Die Mongolei verfügt über sehr viele Rohstoffe – Gold, Kupfer, Eisen. Man kann sagen, dass wir fast alles haben. Wenn die deutsche Industrie mit ihrem Know-how zu uns kommt, profitieren wir alle davon. Es gibt einige Bereiche, in denen eine Zusammenarbeit besonders gut laufen könnte, vor allem im Bergbau und der Landwirtschaft.

Aber die Mongolei will nicht nur ein Rohstofflieferant wie viele andere Länder sein. Wir möchten gerne verarbeitete Rohrstoffe liefern. Gleichzeitig wollen wir unsere Infrastruktur ausbauen. Außerdem sind mongolische Landwirtschaftsprodukte ökologisch angebaut und lassen sich gut als Exportprodukt vermarkten.

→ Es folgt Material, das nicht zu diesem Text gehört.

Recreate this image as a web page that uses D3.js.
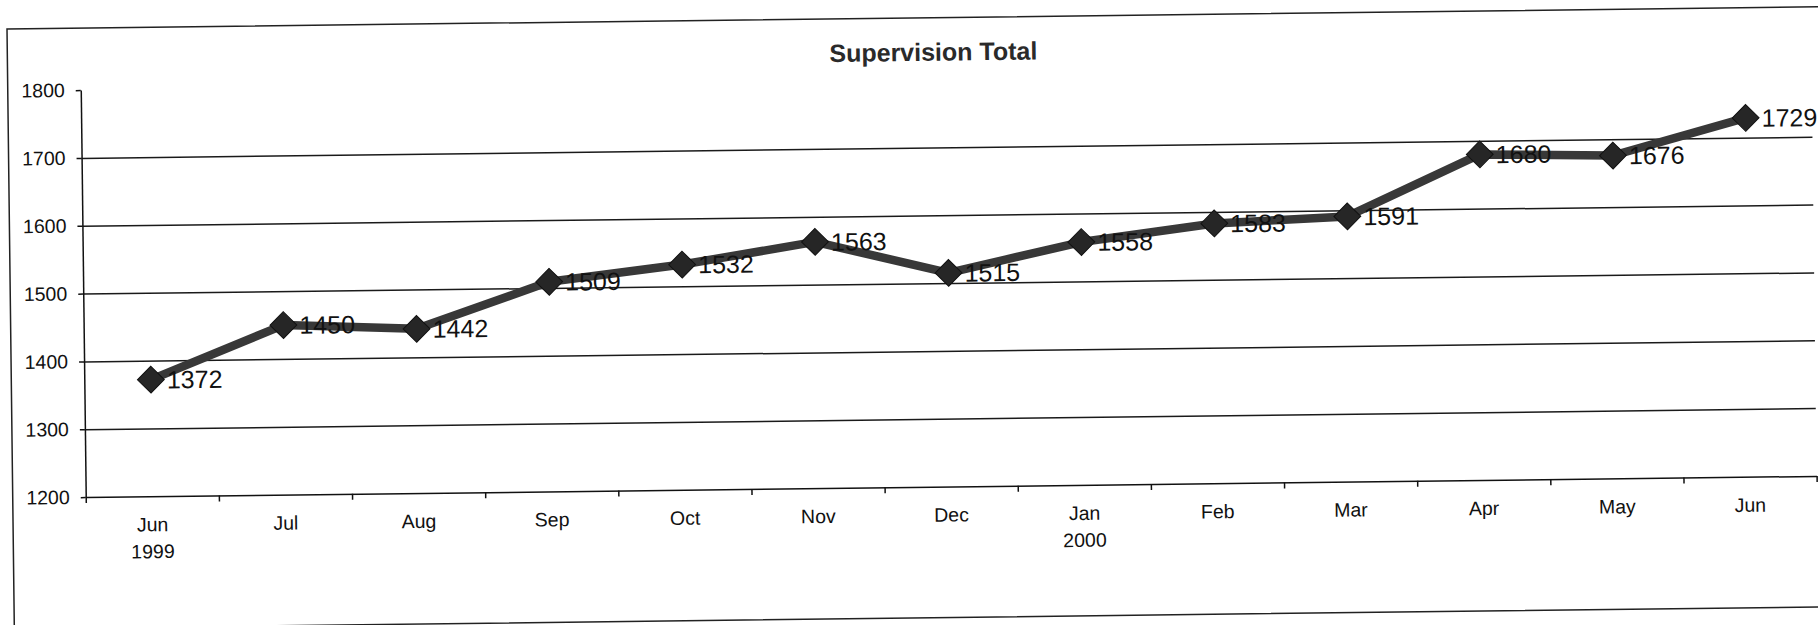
<!DOCTYPE html>
<html>
<head>
<meta charset="utf-8">
<script src="https://cdnjs.cloudflare.com/ajax/libs/d3/7.8.5/d3.min.js"></script>
<style>
  body { margin: 0; background: #fff; }
  svg { display: block; font-family: "Liberation Sans", Arial, sans-serif; }
</style>
</head>
<body>
<svg id="chart"></svg>
<script>
const width = 1818;
const height = 625;

const monthLabels = ['Jun', 'Jul', 'Aug', 'Sep', 'Oct', 'Nov', 'Dec', 'Jan', 'Feb', 'Mar', 'Apr', 'May', 'Jun'];
const yearLabels = ['1999', '', '', '', '', '', '', '2000', '', '', '', '', ''];
const totals = [1372, 1450, 1442, 1509, 1532, 1563, 1515, 1558, 1583, 1591, 1680, 1676, 1729];
const yTicks = [1200, 1300, 1400, 1500, 1600, 1700, 1800];
const title = 'Supervision Total';

// plot box inside the (slightly tilted) chart frame
const plotLeft = 73, plotRight = 1804, plotTop = 62, plotBottom = 469;

const svg = d3.select('#chart')
            .attr('width', width)
            .attr('height', height);

// the scanned page is tilted a little, so the whole chart is rotated
const chart = svg.append('g').attr('transform', 'translate(7,29) rotate(-0.7)');

chart.append('rect')
    .attr('x', 0).attr('y', 0)
    .attr('width', 1850).attr('height', 600)
    .attr('fill', 'none')
    .attr('stroke', '#222')
    .attr('stroke-width', 1.5);

const x = d3.scaleBand().domain(d3.range(totals.length)).range([plotLeft, plotRight]);
const xEdge = d3.scaleLinear().domain([0, totals.length]).range([plotLeft, plotRight]);
const y = d3.scaleLinear().domain([1200, 1800]).range([plotBottom, plotTop]);

// gridlines (none at the top value)
const grid = chart.append('g')
    .attr('transform', `translate(${plotLeft},0)`)
    .call(d3.axisLeft(y)
        .tickValues(yTicks.filter(v => v > 1200 && v < 1800))
        .tickSize(-(plotRight - plotLeft))
        .tickFormat(''));
grid.select('.domain').remove();
grid.selectAll('line').attr('stroke', '#1a1a1a').attr('stroke-width', 1.5);

const yAxis = chart.append('g')
    .attr('transform', `translate(${plotLeft},0)`)
    .call(d3.axisLeft(y)
        .tickValues(yTicks)
        .tickSize(5)
        .tickSizeOuter(0)
        .tickPadding(11)
        .tickFormat(d3.format('d')));
yAxis.selectAll('text').attr('font-size', 19.5).attr('fill', '#111')
    .attr('font-family', '"Liberation Sans", Arial, sans-serif');
yAxis.selectAll('line, path').attr('stroke', '#111').attr('stroke-width', 1.5);

const xAxis = chart.append('g')
    .attr('transform', `translate(0,${plotBottom})`)
    .call(d3.axisBottom(xEdge)
        .tickValues(d3.range(totals.length + 1))
        .tickSize(6)
        .tickSizeOuter(0)
        .tickFormat(''));
xAxis.selectAll('line, path').attr('stroke', '#111').attr('stroke-width', 1.5);

const xLabels = chart.append('g')
    .selectAll('text')
    .data(monthLabels)
    .enter()
    .append('text')
    .attr('text-anchor', 'middle')
    .attr('font-size', 19.5)
    .attr('fill', '#111')
    .attr('x', (d, i) => x(i) + x.bandwidth() / 2)
    .attr('y', plotBottom + 35);
xLabels.append('tspan').text(d => d);
xLabels.append('tspan')
    .attr('x', (d, i) => x(i) + x.bandwidth() / 2)
    .attr('dy', 27)
    .text((d, i) => yearLabels[i]);

chart.append('text')
    .attr('x', 926)
    .attr('y', 43)
    .attr('text-anchor', 'middle')
    .attr('font-size', 25)
    .attr('font-weight', 'bold')
    .attr('fill', '#2a2a2a')
    .text(title);

const cx = i => x(i) + x.bandwidth() / 2;

chart.append('path')
    .datum(totals)
    .attr('fill', 'none')
    .attr('stroke', '#383838')
    .attr('stroke-width', 8.5)
    .attr('stroke-linejoin', 'round')
    .attr('d', d3.line()
        .x((d, i) => cx(i))
        .y(d => y(d)));

chart.append('g')
    .selectAll('path')
    .data(totals)
    .enter()
    .append('path')
    .attr('d', d3.symbol(d3.symbolSquare, 360))
    .attr('transform', (d, i) => `translate(${cx(i)},${y(d)}) rotate(45)`)
    .attr('fill', '#262626')
    .attr('stroke', '#111')
    .attr('stroke-width', 1);

chart.append('g')
    .selectAll('text')
    .data(totals)
    .enter()
    .append('text')
    .attr('x', (d, i) => cx(i) + 16)
    .attr('y', d => y(d))
    .attr('dy', '0.36em')
    .attr('font-size', 25)
    .attr('fill', '#111')
    .text(d => d);
</script>
</body>
</html>
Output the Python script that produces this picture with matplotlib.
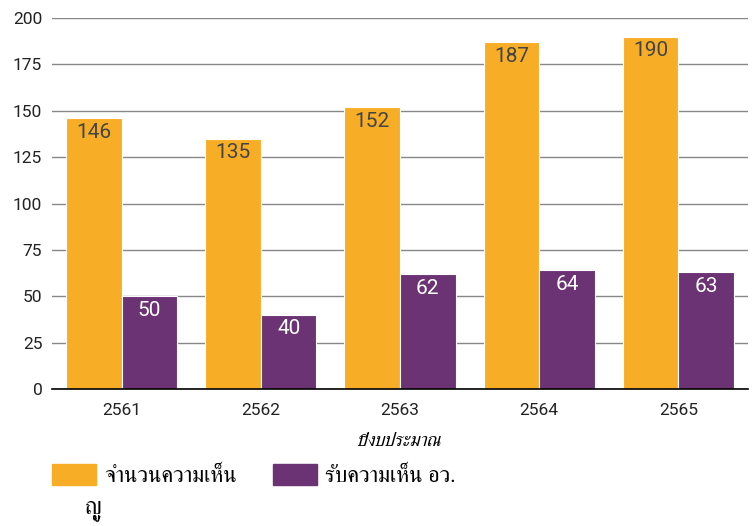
import matplotlib
matplotlib.use('Agg')
import matplotlib.pyplot as plt
from matplotlib.patches import Patch
import numpy as np

years = ['2561', '2562', '2563', '2564', '2565']
opinions = [146, 135, 152, 187, 190]
accepted = [50, 40, 62, 64, 63]
series_names = ['จำนวนความเห็น', 'รับความเห็น อว.']
x_title = 'ปีงบประมาณ'
stray_text = 'ญู'

ORANGE = '#f8ad27'
PURPLE = '#6b3274'

plt.rcParams['font.family'] = ['Roboto', 'DejaVu Sans']
thai = ['FreeSerif', 'Loma', 'DejaVu Sans']

fig = plt.figure(figsize=(7.56, 5.26), dpi=100)
ax = fig.add_axes([52/756, 1 - 389/526, 696/756, 371/526])

x = np.arange(len(years))
w = 0.4
b1 = ax.bar(x - w/2, opinions, w, color=ORANGE, edgecolor='white', linewidth=0.8)
b2 = ax.bar(x + w/2, accepted, w, color=PURPLE, edgecolor='white', linewidth=0.8)

for rect, v in zip(b1, opinions):
    ax.text(rect.get_x() + rect.get_width()/2, v - 2.5, str(v), ha='center', va='top',
            fontsize=15, color='#444444')
for rect, v in zip(b2, accepted):
    ax.text(rect.get_x() + rect.get_width()/2, v - 2.5, str(v), ha='center', va='top',
            fontsize=15, color='white')

ax.set_xlim(-0.5, len(years) - 0.5)
ax.set_ylim(0, 200)
ax.set_yticks(range(0, 201, 25))
ax.set_xticks(x)
ax.set_xticklabels(years)
ax.tick_params(axis='both', length=0, labelsize=12.5, colors='#222222')
ax.tick_params(axis='x', pad=10)
ax.tick_params(axis='y', pad=7)
ax.yaxis.grid(True, color='#888888', linewidth=1)
ax.set_axisbelow(True)
for s in ['top', 'right', 'left']:
    ax.spines[s].set_visible(False)
ax.spines['bottom'].set_color('black')
ax.spines['bottom'].set_linewidth(1.2)
ax.spines['bottom'].set_zorder(3)

fig.text(400/756, 1 - 441/526, x_title, ha='center', va='center', fontsize=13.5,
         style='italic', family=thai)

handles = [Patch(color=ORANGE, label=series_names[0]), Patch(color=PURPLE, label=series_names[1])]
fig.legend(handles=handles, loc='upper left', bbox_to_anchor=(52/756, 1 - 464/526), ncol=2,
           frameon=False, borderpad=0, borderaxespad=0, handlelength=2.0, handleheight=1.05,
           handletextpad=0.36, columnspacing=1.6, prop={'family': thai, 'size': 16})
fig.text(85/756, 1 - 510/526, stray_text, ha='left', va='center', fontsize=17, family=thai)

plt.savefig('out.png', dpi=100)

Wir haben 3,2 Millionen Menschen und fast 80 Millionen Schafe, Ziegen, Rinder, Pferde und Kamele. Besonders mongolische Kaschmirprodukte sind in der Welt bekannt. 35 bis 40 Prozent des Rohkaschmirs der Welt produziert die Mongolei. Leider verarbeiten wir sehr wenig davon in der Mongolei. Stattdessen liefern wir unseren Rohrkaschmir an China, in China vermischen sie es mit Wolle aus anderen Quellen, verarbeiten es und verkaufen es weiter.

Was fehlt Ihnen in der Mongolei, das es nur in Deutschland gibt?

Manchmal stelle ich mir vor, wie schön es wäre, wieder in Berlin zu sein und durch die breiten Straßen zu gehen, Museen zu besuchen, mich mit meinen deutschen Freunden zu treffen und ein Bier mit Bratwurst oder Schweinehaxe zu genießen. Oder auch ein schönes Frühstück nach deutscher Art mit Wurst und Käse schwebt mir manchmal durch den Kopf.

Und wenn ich an mein Projekt mit dem Namen „Der fleißige Mongole“ denke, dann fällt mir auf, dass bei uns fachlich gut ausgebildete Leute der klein- und mittelständischen Unternehmen fehlen. Mein Ziel ist es, junge Fachleute in Deutschland auszubilden. Und dabei fällt mir dann auf, dass mir manchmal die strikten deutschen Prinzipien im Leben und in der Arbeit fehlen.